» **WRITTEN PROBLEM**: From the data that follows, report how many lines hold the string "chart", giving only the number.
--- START OF SUPPLIED MATERIAL ---
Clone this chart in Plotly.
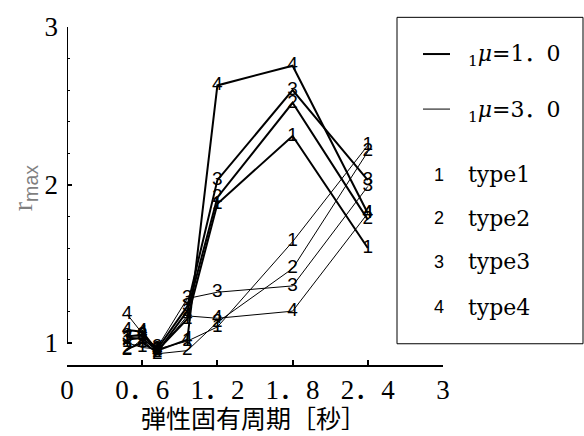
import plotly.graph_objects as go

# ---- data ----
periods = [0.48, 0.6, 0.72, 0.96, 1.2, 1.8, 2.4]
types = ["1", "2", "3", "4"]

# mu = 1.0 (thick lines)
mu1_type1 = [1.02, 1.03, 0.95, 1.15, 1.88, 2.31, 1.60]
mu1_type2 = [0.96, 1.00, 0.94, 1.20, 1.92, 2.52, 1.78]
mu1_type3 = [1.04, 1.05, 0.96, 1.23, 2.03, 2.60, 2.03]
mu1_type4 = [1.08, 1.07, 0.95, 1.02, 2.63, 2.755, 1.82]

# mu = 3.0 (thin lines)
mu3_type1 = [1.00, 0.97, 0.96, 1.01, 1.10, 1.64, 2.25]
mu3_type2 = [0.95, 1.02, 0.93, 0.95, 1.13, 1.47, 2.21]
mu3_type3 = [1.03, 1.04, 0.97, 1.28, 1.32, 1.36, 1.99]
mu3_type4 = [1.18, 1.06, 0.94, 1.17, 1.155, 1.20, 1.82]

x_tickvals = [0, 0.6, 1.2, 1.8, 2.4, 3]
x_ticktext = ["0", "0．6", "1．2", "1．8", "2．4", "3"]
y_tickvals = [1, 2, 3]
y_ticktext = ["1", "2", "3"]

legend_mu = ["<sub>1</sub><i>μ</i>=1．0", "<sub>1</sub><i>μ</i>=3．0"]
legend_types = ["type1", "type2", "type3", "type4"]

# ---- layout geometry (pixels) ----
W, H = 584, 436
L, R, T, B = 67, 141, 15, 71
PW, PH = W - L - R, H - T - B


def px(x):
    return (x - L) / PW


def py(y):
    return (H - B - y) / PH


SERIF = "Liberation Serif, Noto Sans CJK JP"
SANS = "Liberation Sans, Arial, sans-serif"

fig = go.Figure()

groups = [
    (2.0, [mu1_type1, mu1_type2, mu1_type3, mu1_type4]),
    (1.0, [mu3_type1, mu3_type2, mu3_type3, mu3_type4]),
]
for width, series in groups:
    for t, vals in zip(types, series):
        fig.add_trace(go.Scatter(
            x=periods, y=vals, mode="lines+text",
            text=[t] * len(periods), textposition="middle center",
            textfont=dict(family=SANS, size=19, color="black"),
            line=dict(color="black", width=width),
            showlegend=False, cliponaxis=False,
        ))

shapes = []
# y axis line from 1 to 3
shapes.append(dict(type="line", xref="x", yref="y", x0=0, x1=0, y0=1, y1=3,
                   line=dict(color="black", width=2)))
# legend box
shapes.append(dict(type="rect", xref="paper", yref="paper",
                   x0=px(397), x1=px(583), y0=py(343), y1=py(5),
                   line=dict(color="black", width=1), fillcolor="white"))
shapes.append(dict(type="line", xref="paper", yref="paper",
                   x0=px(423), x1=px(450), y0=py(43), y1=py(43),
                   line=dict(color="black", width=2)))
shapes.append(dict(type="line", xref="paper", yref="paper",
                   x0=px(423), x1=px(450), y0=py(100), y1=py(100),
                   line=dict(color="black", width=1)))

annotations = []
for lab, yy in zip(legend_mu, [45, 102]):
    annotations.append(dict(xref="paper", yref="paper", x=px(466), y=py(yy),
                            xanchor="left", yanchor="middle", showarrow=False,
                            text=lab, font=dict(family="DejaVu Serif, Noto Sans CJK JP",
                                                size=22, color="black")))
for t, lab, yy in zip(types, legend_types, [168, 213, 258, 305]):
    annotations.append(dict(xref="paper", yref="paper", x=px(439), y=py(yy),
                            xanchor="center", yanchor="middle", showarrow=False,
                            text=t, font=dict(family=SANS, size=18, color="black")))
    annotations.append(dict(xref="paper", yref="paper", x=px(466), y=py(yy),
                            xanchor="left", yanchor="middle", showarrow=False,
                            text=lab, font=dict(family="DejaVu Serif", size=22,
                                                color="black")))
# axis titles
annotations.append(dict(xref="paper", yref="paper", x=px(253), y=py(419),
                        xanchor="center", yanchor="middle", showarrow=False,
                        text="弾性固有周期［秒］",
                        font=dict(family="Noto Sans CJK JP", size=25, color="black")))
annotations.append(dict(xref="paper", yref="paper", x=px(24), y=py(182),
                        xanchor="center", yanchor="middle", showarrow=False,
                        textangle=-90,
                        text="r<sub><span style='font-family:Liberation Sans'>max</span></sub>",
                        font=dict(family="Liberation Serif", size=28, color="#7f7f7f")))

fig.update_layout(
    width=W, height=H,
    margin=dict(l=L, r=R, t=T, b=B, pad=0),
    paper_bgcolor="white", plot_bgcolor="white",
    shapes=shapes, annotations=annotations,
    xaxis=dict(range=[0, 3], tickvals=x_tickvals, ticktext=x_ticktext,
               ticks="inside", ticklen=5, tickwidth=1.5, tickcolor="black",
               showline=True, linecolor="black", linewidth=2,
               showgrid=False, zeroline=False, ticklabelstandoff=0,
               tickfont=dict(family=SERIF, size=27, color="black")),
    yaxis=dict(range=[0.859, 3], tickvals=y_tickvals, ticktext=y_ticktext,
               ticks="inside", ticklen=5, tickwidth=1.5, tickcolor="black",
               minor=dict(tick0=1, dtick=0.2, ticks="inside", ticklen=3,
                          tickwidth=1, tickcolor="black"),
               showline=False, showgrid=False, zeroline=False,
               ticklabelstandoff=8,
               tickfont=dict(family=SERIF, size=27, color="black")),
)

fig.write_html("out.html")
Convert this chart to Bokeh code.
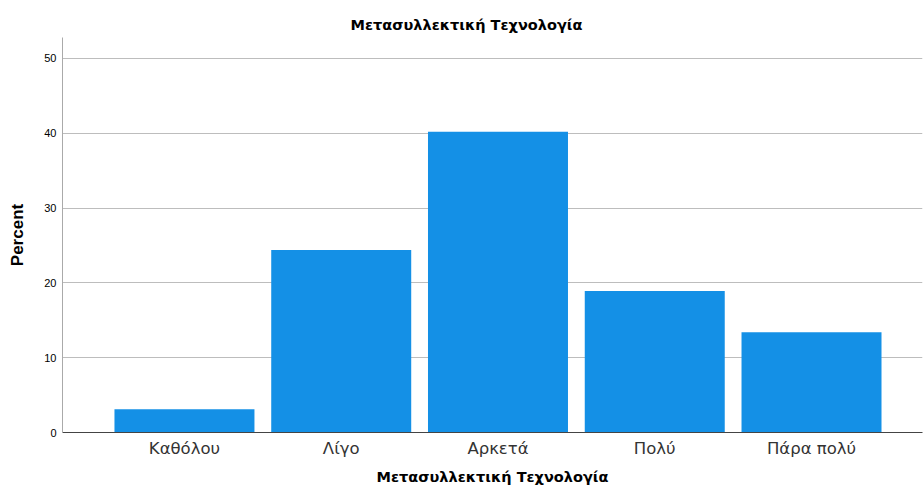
--- END OF SUPPLIED MATERIAL ---
» **TASK SOLUTION**: 2